I am becoming a fan of google products and starting to try out various cool things like blogger and calender etc. Blogger allows you to subscribe to several others' blogs and view updates from these aggregately in a single page. I follow a few theoreticians' blogs, like Richard Lipton's P=NP,there is always a lot of information that interests me.
Here is a quite recent post
in which Dr Lipton listed a few papers that he thought should also deserve the prize but were missed.
There were quite a few replies with many of them suggested some extension to the list.
Among those, I found Mihai's comment which raised interesting debates among those people.
He claimed the prize was too 'complexity biased' and tended to ignore algorithm
(maybe I should say data structure here?) papers.
I assume no copyright issue and just cite his first paragraph:
"
As you probably know, I think theory is in a deep crisis: our obsession to turn into philosophy (prividing unappreciated service to disciplines we do not understand), stemming from our deep commitment to become as ignorant and irrelevant as possible inside the CS department; the influx of people who like to pretend we're Mathematics, and have no idea what computation means; the obsession with the "polynomial" versus "non-polynomial" and it's many consequences; etc etc etc. Since I am not inclined to write novels, I have never been able to put all these arguments inside a coherent text.
"
I really laughed my ass off by reading this, notwithstanding I don't really agree on it.

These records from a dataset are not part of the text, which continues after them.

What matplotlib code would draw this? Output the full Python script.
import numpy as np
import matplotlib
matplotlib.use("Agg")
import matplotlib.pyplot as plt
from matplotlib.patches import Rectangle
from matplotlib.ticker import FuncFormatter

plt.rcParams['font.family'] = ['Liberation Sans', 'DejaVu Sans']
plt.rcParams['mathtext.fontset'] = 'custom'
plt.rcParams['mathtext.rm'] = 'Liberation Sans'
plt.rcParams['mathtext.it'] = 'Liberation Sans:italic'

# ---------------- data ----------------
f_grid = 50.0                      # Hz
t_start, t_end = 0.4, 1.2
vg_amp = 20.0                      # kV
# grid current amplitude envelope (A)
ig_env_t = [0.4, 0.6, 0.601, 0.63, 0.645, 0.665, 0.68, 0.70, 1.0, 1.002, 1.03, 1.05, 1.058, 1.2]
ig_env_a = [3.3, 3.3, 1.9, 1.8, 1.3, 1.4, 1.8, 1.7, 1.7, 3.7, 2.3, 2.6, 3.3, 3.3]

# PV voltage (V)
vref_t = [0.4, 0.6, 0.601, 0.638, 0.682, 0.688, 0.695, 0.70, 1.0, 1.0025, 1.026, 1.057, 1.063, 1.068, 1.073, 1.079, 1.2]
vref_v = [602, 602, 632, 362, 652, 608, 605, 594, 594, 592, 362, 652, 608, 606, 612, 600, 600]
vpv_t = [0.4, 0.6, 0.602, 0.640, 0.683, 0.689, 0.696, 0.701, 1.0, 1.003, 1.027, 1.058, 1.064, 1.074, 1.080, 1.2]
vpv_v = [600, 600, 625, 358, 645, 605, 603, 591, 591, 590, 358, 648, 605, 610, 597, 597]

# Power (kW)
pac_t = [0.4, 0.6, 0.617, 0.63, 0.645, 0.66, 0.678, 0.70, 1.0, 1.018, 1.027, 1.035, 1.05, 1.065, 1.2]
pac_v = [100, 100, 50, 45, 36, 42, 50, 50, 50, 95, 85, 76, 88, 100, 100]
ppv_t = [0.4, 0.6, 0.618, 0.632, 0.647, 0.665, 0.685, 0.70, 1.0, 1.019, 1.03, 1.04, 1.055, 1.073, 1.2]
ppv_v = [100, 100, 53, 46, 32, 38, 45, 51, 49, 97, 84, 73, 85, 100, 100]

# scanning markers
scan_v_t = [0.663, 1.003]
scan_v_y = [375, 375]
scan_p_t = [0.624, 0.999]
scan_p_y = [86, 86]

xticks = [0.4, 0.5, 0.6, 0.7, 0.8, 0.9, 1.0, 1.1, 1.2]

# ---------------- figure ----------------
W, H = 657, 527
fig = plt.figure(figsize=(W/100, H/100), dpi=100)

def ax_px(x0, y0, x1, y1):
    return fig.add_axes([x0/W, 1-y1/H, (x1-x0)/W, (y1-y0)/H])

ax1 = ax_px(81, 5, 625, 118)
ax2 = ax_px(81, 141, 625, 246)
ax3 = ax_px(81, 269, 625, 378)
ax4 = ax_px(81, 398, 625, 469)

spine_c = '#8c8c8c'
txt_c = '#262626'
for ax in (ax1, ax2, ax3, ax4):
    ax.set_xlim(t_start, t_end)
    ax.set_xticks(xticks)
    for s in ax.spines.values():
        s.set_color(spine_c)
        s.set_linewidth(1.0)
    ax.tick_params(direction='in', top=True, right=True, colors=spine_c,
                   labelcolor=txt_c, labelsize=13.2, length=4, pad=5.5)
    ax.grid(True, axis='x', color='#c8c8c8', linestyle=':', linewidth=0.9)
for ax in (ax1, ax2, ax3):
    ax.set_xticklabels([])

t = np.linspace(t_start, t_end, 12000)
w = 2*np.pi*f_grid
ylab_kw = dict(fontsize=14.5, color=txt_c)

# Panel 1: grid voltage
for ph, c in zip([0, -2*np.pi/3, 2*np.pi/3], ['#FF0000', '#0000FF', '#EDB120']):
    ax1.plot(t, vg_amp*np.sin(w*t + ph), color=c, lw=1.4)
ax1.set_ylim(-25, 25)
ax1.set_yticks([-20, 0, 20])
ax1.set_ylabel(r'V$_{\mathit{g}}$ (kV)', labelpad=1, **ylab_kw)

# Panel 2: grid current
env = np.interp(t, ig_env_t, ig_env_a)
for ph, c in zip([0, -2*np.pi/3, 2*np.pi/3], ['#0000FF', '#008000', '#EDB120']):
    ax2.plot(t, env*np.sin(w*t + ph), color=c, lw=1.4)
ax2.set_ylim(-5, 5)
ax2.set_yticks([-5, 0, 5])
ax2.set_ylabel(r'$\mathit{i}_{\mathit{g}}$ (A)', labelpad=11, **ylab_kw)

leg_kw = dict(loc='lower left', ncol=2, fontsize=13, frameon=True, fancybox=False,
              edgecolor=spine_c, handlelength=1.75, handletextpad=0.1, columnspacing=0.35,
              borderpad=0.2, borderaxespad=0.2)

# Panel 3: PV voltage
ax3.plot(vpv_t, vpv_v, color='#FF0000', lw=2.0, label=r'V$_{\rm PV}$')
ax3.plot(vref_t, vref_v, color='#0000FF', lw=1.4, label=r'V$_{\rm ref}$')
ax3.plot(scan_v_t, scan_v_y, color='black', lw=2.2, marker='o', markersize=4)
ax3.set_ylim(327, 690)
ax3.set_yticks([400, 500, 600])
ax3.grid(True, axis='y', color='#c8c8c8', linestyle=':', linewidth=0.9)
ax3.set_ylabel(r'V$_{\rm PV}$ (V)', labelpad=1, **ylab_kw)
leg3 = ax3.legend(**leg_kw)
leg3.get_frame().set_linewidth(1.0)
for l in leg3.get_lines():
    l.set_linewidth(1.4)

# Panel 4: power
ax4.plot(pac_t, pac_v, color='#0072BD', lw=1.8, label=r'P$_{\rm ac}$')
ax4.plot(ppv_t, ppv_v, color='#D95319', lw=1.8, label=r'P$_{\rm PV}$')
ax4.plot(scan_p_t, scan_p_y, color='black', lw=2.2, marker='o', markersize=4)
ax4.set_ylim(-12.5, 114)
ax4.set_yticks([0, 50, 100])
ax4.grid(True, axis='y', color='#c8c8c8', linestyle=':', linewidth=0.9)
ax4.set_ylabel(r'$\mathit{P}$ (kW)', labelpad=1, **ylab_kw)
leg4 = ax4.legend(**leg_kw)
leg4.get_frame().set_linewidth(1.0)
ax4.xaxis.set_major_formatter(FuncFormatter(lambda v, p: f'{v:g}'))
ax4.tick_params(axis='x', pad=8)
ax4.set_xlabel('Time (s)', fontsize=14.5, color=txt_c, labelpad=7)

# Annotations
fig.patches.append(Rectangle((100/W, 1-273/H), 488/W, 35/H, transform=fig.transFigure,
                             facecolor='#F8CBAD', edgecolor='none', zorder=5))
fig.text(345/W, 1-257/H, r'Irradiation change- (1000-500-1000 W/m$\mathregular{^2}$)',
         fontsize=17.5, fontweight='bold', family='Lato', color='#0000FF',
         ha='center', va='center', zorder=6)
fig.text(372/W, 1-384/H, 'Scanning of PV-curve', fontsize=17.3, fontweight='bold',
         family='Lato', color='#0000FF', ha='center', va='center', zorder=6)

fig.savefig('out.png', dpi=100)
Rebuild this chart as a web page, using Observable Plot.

I heard that Mihai is quite a controversial figure, but this was the first time I really saw it.
He seems to be a disbeliever of approximation algorithms which is the area I have been working on. Also his words:
"But whenever I say algorithms it should read "algorithms, minus whatever the TCS community is doing in approximation algorithms".
I have serious concerns about our field of approximation algorithms (with important exceptions), and I think it's better to treat it as an entirely separate field."
Although I am myself in no position to judge the community nor his comments, I think what he said is quite thought-provoking. On one hand, TCS is full of amazing masterpieces in every subfield which is totally capable to make people working on that subfield be obsessed and tend to depreciated works on other field. On the other hand, a majority of papers in every field are not that significant and influential, not that novel, not that a breakthrough which always leave some space for others to criticize. My opinion is that a piece of research is useful, if it is not trivial, AND answer (even only a small number of) peoples doubt OR raise people's interests. Among other cs subareas I have read papers from, for eg. DB and Networking, TCS has a much larger proportion of papers satisfying my criteria - my experience is that in theory, as long as the paper is related, no matter it appears in a 1-tier or 2-tier conf, there are something I want to know and need to know while in db or networking, papers from 2-tier confs are mostly used to fill out related work sections or used as inferior examples to compare with other 'superior' ones(maybe because I didn't read as many db or networking papers??).
Just some random thought. Blogging indeed kills a lot spare time, might be better than playing the fantastic game Dota , which is more time-consuming and stressing.